L’Egitto è ancora in rivolta

Ieri è stata una giornata di nuovi e gravi disordini in Egitto. I manifestanti contro il presidente islamico Mohammed Morsi e i suoi sostenitori hanno indetto altre proteste di massa al Cairo. L’esercito, sinora, si è tenuto in disparte, ma ha ricevuto da Morsi l’autorizzazione ad arrestare i manifestanti. Le truppe hanno costruito solide barriere attorno al palazzo presidenziale. Un intervento militare può scattare da un momento all’altro (o essere già scattato, nel momento in cui questo giornale va in edicola). Ma fino a ieri, almeno, le forze armate egiziane si sono tenute ben al di fuori dello scontro politico in atto. Il loro unico comunicato, che esprime la posizione ufficiale dello stato maggiore, si limita ad affermare che “non permetteranno” al Paese di scivolare nel caos. È noto che l’esercito esprime posizioni laiche. Fino all’estate scorsa, infatti, si temeva un vero e proprio golpe contro il presidente islamico. Quindi, il “non permettere” che l’Egitto scivoli nel caos, può anche voler dire: rimuovere il capo dello Stato prima che sia troppo tardi. Possibile? Sì, ma altamente improbabile. Perché l’esercito, da solo, ha le mani legate. Senza il sostegno diretto degli Stati Uniti (che lo riforniscono di tutto il necessario) difficilmente potrebbe prendere iniziative. E da Washington sono arrivati segnali molto chiari a favore del vincitore delle prime libere elezioni presidenziali: Mohammed Morsi.

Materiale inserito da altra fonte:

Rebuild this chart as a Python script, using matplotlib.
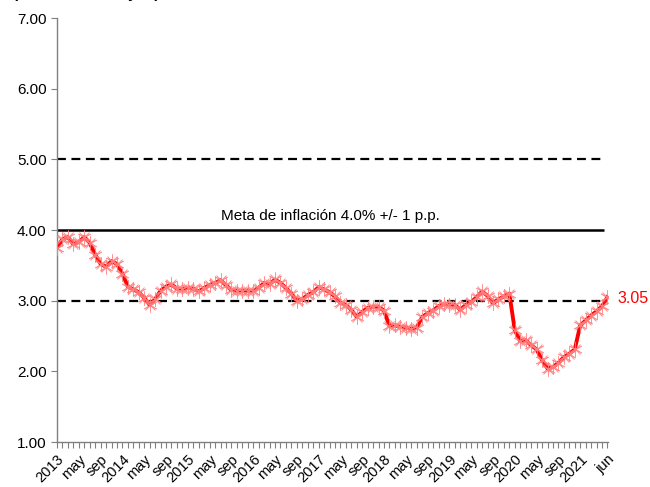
import matplotlib
matplotlib.use("Agg")
import matplotlib.pyplot as plt
import numpy as np

plt.rcParams['font.family'] = ['Liberation Sans', 'DejaVu Sans']

# Monthly values Jan 2013 .. Jun 2021
values = [
    3.75, 3.87, 3.90, 3.80, 3.83, 3.90, 3.82, 3.65, 3.52, 3.48, 3.56, 3.52,   # 2013
    3.38, 3.20, 3.16, 3.12, 3.04, 2.94, 3.02, 3.14, 3.20, 3.23, 3.17, 3.16,   # 2014
    3.18, 3.17, 3.13, 3.18, 3.22, 3.25, 3.29, 3.22, 3.15, 3.14, 3.14, 3.14,   # 2015
    3.14, 3.18, 3.25, 3.23, 3.30, 3.25, 3.18, 3.10, 3.00, 3.02, 3.08, 3.12,   # 2016
    3.19, 3.16, 3.12, 3.06, 2.97, 2.94, 2.87, 2.77, 2.84, 2.90, 2.91, 2.91,   # 2017
    2.86, 2.64, 2.65, 2.63, 2.62, 2.60, 2.62, 2.77, 2.82, 2.86, 2.92, 2.95,   # 2018
    2.94, 2.94, 2.87, 2.94, 2.98, 3.05, 3.13, 3.07, 2.96, 3.02, 3.06, 3.10,   # 2019
    2.58, 2.43, 2.44, 2.37, 2.31, 2.16, 2.04, 2.06, 2.12, 2.20, 2.25, 2.31,   # 2020
    2.65, 2.72, 2.79, 2.85, 2.92, 3.05,                                       # 2021
]
year_labels = ['2013', '2014', '2015', '2016', '2017', '2018', '2019', '2020', '2021']
month_labels = ['may', 'sep']
last_label = 'jun'
target_center = 4.0
target_upper = 5.0
target_lower = 3.0
target_text = 'Meta de inflación 4.0% +/- 1 p.p.'
last_value_text = '3.05'
yticks = [1, 2, 3, 4, 5, 6, 7]

n = len(values)
x = np.arange(n)

# tick labels every 4 months
tick_pos = []
tick_lab = []
for k, yl in enumerate(year_labels):
    base = 12 * k
    for off, lab in [(0, yl), (4, month_labels[0]), (8, month_labels[1])]:
        if base + off < n - 2:
            tick_pos.append(base + off)
            tick_lab.append(lab)
tick_pos.append(n - 1)
tick_lab.append(last_label)

fig = plt.figure(figsize=(6.5, 4.87), dpi=100)
ax = fig.add_axes([57/650, 45/487, 551/650, 424/487])

ax.hlines([target_upper, target_lower], 0, n - 1.6, colors='black', linestyles=(0, (4, 2.5)), linewidth=1.6, zorder=2)
ax.hlines([target_center], 0, n - 1.6, colors='black', linestyles='solid', linewidth=1.8, zorder=2)

ax.plot(x, values, color='#ff0000', linewidth=2.8, zorder=3)
ax.plot(x, values, linestyle='none', marker=(6, 2, 0), markersize=10, markeredgewidth=0.7,
        color='#ff8080', alpha=0.85, zorder=4)
ax.plot(x, values, linestyle='none', marker='x', markersize=7.5, markeredgewidth=0.7,
        color='#ff8080', alpha=0.85, zorder=4)

ax.text(50.1, 4.1, target_text, ha='center', va='bottom', fontsize=11, color='black')
ax.text(102.8, values[-1] - 0.02, last_value_text, ha='left', va='center', fontsize=11.5, color='#ff0000')

ax.set_xlim(0, n - 1 + 0.1)
ax.set_ylim(1, 7)
ax.set_yticks(yticks)
ax.set_yticklabels([f'{v:.2f}' for v in yticks], fontsize=11)
ax.set_xticks(np.arange(n), minor=True)
ax.set_xticks(tick_pos)
ax.set_xticklabels(tick_lab, rotation=45, ha='right', rotation_mode='anchor', fontsize=10.5)
ax.tick_params(axis='x', which='both', length=4, width=0.8, color='#808080', direction='out')
ax.tick_params(axis='y', length=4, width=0.8, color='#808080', direction='out')

for s in ['top', 'right']:
    ax.spines[s].set_visible(False)
ax.spines['left'].set_color('#808080')
ax.spines['bottom'].set_color('#808080')
ax.spines['left'].set_linewidth(1.0)
ax.spines['bottom'].set_linewidth(1.0)

fig.text(13/650, 1.0 - 1/487, '(Mediana anual y %)', ha='left', va='bottom', fontsize=11,
         fontweight='bold', color='black')

fig.savefig('out.png', dpi=100)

Mentre l’esercito sta alla finestra, lo scontro politico si aggrava. È solo una minoranza che vuole rovesciare Morsi. Il Fronte di Salvezza Nazionale, che si fa portavoce dell’opposizione in piazza, chiede qualcosa di molto più modesto: revocare definitivamente il decreto del 22 novembre (che conferiva al presidente poteri straordinari temporanei) e rinviare il referendum sull’approvazione della nuova Costituzione. La prima condizione è già stata parzialmente soddisfatta: Morsi ha rinunciato a gran parte dei poteri del decreto, anche perché, finiti i lavori dell’Assemblea Costituente, non servivano più. Sul referendum costituzionale, invece, il presidente sembra non voler scendere a compromessi: si terrà il 15 dicembre, fra appena tre giorni. Questo rifiuto sul rinvio della consultazione popolare, su una Costituzione approvata dai soli partiti islamici, è il vero nodo della questione. Ma anche dovesse essere rimandato di alcuni mesi, cosa si risolverebbe? I manifestanti anti-Morsi rappresentano una maggioranza? Da decenni (non dalla rivoluzione contro Mubarak, né dalla vittoria di Morsi) la società egiziana si è gradualmente islamizzata. Un referendum per l’approvazione della Costituzione, largamente improntata sui principi della legge coranica, potrebbe comunque essere vinto dai sostenitori di Morsi. Sono i numeri a suggerirlo: basta vedere le maggioranze oceaniche vinte da Fratelli Musulmani e salafiti nelle ultime elezioni. Le manifestazioni di questi giorni suggeriscono, piuttosto, un altro scenario: una minoranza (laica, cristiana, democratica, nazionalista, musulmana moderata) non accetterà il nuovo ordine. L’Egitto sarà un Paese profondamente spaccato al suo interno.